In that sense, the definition is like a working hypothesis, subject to change and adjustment as we accumulate and study more and more facts. I have from time to time tried to make the defintion less verbally complex (because I initially didn’t realize that the OED’s language is a bit stilted for everyday use) but its main conceptual claims have remained stable.

Why is it important to define “white privilege” so carefully? Because, in part, many people want to deny that it exists at all, especially in response to other people’s assertions that it is at work in some particular situation, that it exists unjustly and so should be dismantled. This pattern of assertion and denial is itself racialized: for the most part, people of color say white people enjoy white privilege, while white people for the most part deny not only that they have it, but that such a thing even exists. I have been assured countless times by white people that there is no such thing as white privilege and that the very idea is nonsensical.

(For example, among the objections to the idea of white privilege, there is one which deserves some consideration here. Given the fact of a systematically unjust society, such as is the case in the U.S., the differential possession of basic human and political rights becomes a privilege. Yes, every person by virtue of being a person has the right to enjoy and possess certain rights. But, in fact, over the long course of U.S. history only white people have enjoyed and possessed the rights which they loudly proclaimed were fundamentally human rights. I think it is fitting and accurate, in such an unjust situation, to call the racially differential possession and enjoyment of human rights a privilege arising out of particular social relations.)

In studying historical examples and theories of oppression, it becomes clear that social (in)visibility is an important strategy. Early feminists make this point over and over. If men and women equally believe, for example, that women are by their very nature subordinate to men, then gender oppression seems natural, inevitable, timeless. If you can design structures of oppression which are invisibile, which seem natural, they will be more effective than structures which are visible. If you can convince everyone, but especially members of the oppressed group itself, that the way things are is natural or inevitable or unavoidable, people will be less likely to challenge the way things are.

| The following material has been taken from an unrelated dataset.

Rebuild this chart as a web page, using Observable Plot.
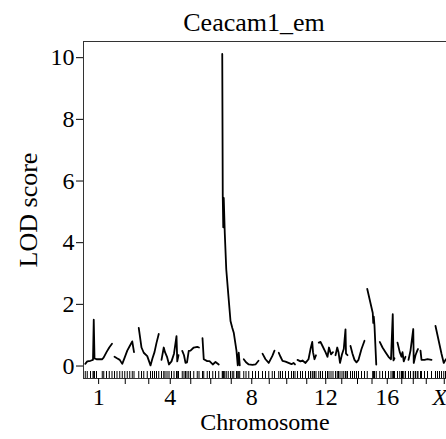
<!DOCTYPE html>
<html><head><meta charset="utf-8">
<script src="https://cdn.jsdelivr.net/npm/d3@7"></script>
<script src="https://cdn.jsdelivr.net/npm/@observablehq/plot@0.6"></script>
<style>body{margin:0;background:#fff;} svg{display:block} svg, svg text{font-family:"Liberation Serif", serif !important;}</style>
</head><body><div id="chart"></div>
<script>
const title = "Ceacam1_em";
const xLabel = "Chromosome";
const yLabel = "LOD score";
const chromosomes = ["1","2","3","4","5","6","7","8","9","10","11","12","13","14","15","16","17","18","19","X"];
const chrLengths = [107,86,82,70,74,66,78,66,54,66,74,58,50,56,40,62,34,38,46,78];
const chrGap = 10;
const shownTickLabels = ["1","4","8","12","16","X"];
const yTicks = [0,2,4,6,8,10];

// positions (cM within chromosome) and LOD scores
const c1Pos = [0,8,21,31,34,37,45,68,74,85,96,107];
const c1Lod = [0.07,0.15,0.17,0.2,1.5,0.25,0.22,0.22,0.28,0.45,0.6,0.72];
const c2Pos = [0,10,21,31,41,51,61,71,78];
const c2Lod = [0.3,0.25,0.2,0.07,0.28,0.5,0.65,0.8,0.45];
const c3Pos = [1,12,21,35,48,56,64,72,81];
const c3Lod = [1.24,0.6,0.43,0.32,0.02,0.25,0.45,0.75,1.04];
const c4Pos = [0,9,14,22,30,40,50,60,63,68];
const c4Lod = [0.2,0.6,0.45,0.3,0.05,0.15,0.4,0.97,0.15,0.35];
const c5Pos = [3,10,16,22,29,36,49,63,70];
const c5Lod = [0.49,0.35,0.1,0.12,0.49,0.5,0.6,0.62,0.6];
const c6Pos = [0,5,19,28,41,52,65];
const c6Lod = [0.9,0.22,0.16,0.16,0.05,0.13,0.05];
const c7Pos = [3,5,7,9,13,19,27,36,43,49,60,65,69,73];
const c7Lod = [10.12,5.52,4.5,5.45,4.33,3.14,2.34,1.46,1.24,1.08,0.49,0.02,0.43,0.02];
const c8Pos = [1,10,21,36,48,60];
const c8Lod = [0.22,0.12,0.05,0.04,0.05,0.17];
const c9Pos = [0,12,25,39,48];
const c9Lod = [0.4,0.22,0.1,0.32,0.5];
const c10Pos = [1,8,16,28,40,52,60,66];
const c10Lod = [0.43,0.3,0.17,0.14,0.1,0.06,0.1,0.05];
const c11Pos = [0,12,20,32,44,52,59,62,68,74];
const c11Lod = [0.2,0.15,0.18,0.1,0.22,0.55,0.78,0.45,0.22,0.35];
const c12Pos = [1,8,16,28,36,42,50,58];
const c12Lod = [0.76,0.78,0.65,0.45,0.3,0.6,0.38,0.45];
const c13Pos = [0,7,12,18,26,33,40,42,48];
const c13Lod = [0.35,0.6,0.45,0.1,0.38,0.55,1.19,0.4,0.35];
const c14Pos = [0,8,16,24,32,44,56];
const c14Lod = [0.65,0.4,0.2,0.12,0.2,0.55,0.82];
const c15Pos = [1,23,25,27,30,37];
const c15Lod = [2.5,1.72,1.4,1.6,1.3,0.05];
const c16Pos = [1,12,24,36,46,53,56,60];
const c16Lod = [0.78,0.6,0.45,0.3,0.22,1.68,0.18,0.25];
const c17Pos = [0,9,16,20,25,32];
const c17Lod = [0.76,0.45,0.3,0.45,0.15,0.3];
const c18Pos = [0,8,19,21,28,35,38];
const c18Lod = [0.2,0.5,1.2,0.1,0.35,0.5,0.55];
const c19Pos = [0,4,16,28,44];
const c19Lod = [0.5,0.2,0.2,0.22,0.2];
const cXPos = [4,12,20,28,37,44,56,72];
const cXLod = [1.3,1.0,0.7,0.4,0.1,0.2,0.3,0.2];

const chrPos = [c1Pos,c2Pos,c3Pos,c4Pos,c5Pos,c6Pos,c7Pos,c8Pos,c9Pos,c10Pos,c11Pos,c12Pos,c13Pos,c14Pos,c15Pos,c16Pos,c17Pos,c18Pos,c19Pos,cXPos];
const chrLod = [c1Lod,c2Lod,c3Lod,c4Lod,c5Lod,c6Lod,c7Lod,c8Lod,c9Lod,c10Lod,c11Lod,c12Lod,c13Lod,c14Lod,c15Lod,c16Lod,c17Lod,c18Lod,c19Lod,cXLod];

const starts = [];
let off = 0;
chrLengths.forEach(L => { starts.push(off); off += L + chrGap; });
const rows = [];
chromosomes.forEach((c, i) => chrPos[i].forEach((p, j) => rows.push({chr: c, x: starts[i] + p, lod: chrLod[i][j]})));
const centers = chromosomes.map((c, i) => ({chr: c, x: starts[i] + chrLengths[i] / 2}));

const yMax = d3.max(rows, d => d.lod);
const yDomain = [-0.04 * yMax, yMax * 1.04];
const xDomain = [-7, 1445];
const W = 446, H = 439, mT = 41, mB = 61, mL = 83;
const frameH = H - mT - mB;
const font = "Liberation Serif";

const plot = Plot.plot({
  width: W, height: H,
  marginTop: mT, marginBottom: mB, marginLeft: mL, marginRight: 0,
  style: {fontFamily: font, fontSize: "24px", color: "#000", background: "#fff"},
  x: {domain: xDomain},
  y: {domain: yDomain},
  marks: [
    Plot.ruleY([yDomain[0], yDomain[1]], {stroke: "#333", strokeWidth: 1}),
    Plot.ruleX([xDomain[0]], {stroke: "#333", strokeWidth: 1}),
    Plot.axisY({ticks: yTicks, tickSize: 7, tickPadding: 2, label: null, fontSize: 24, fontFamily: font}),
    Plot.axisX({ticks: centers.map(d => d.x), tickSize: 6, text: null, label: null}),
    Plot.tickX(rows, {x: "x", insetTop: frameH - 7, stroke: "#000", strokeWidth: 1, clip: true}),
    Plot.line(rows, {x: "x", y: "lod", z: "chr", stroke: "#000", strokeWidth: 1.8, clip: true}),
    Plot.text(centers.filter(d => shownTickLabels.includes(d.chr) && d.chr !== "X"), {x: "x", text: "chr", frameAnchor: "bottom", lineAnchor: "middle", dy: 19, fontSize: 24, fontFamily: font}),
    Plot.text(centers.filter(d => d.chr === "X"), {x: "x", text: "chr", frameAnchor: "bottom", lineAnchor: "middle", textAnchor: "end", dx: 3, dy: 19, fontSize: 24, fontStyle: "italic", fontFamily: font}),
    Plot.text([xLabel], {text: d => d, frameAnchor: "bottom", lineAnchor: "middle", dy: 44, fontSize: 24, fontFamily: font}),
    Plot.text([yLabel], {text: d => d, frameAnchor: "left", textAnchor: "middle", lineAnchor: "middle", dx: -55, rotate: -90, fontSize: 26, fontFamily: font}),
    Plot.text([title], {text: d => d, frameAnchor: "top", lineAnchor: "middle", dx: -11, dy: -19, fontSize: 26, fontFamily: font})
  ]
});
document.getElementById("chart").appendChild(plot);
</script>
</body></html>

If that idea is correct, then we should expect the very idea of racialized social privilege—that is, social privilege which attaches to a group or groups which are identified racially (whether one understands ‘races’ culturally or scientifically)—to be invisible socially. We should expect that members of the dominant group, the one which has the privilege, to deny that it exists or that it could exist. Which is precisely what we white folks do (for the most part) when faced with claims by people of color that we enjoy social privilege by virtue of the social fact that we are taken to be white.

To sum up, (1) white privilege should be defined carefully because it is contested; (2) that contestation is itself racialized, (3) which is what we should expect, since (4) socially invisible structures of oppression are more effective and enduring than socially visible ones.

We define it in order to make it a problem for white people, to show that it is an unjust, historical creation. Whatever has been made by human hands can be unmade by others.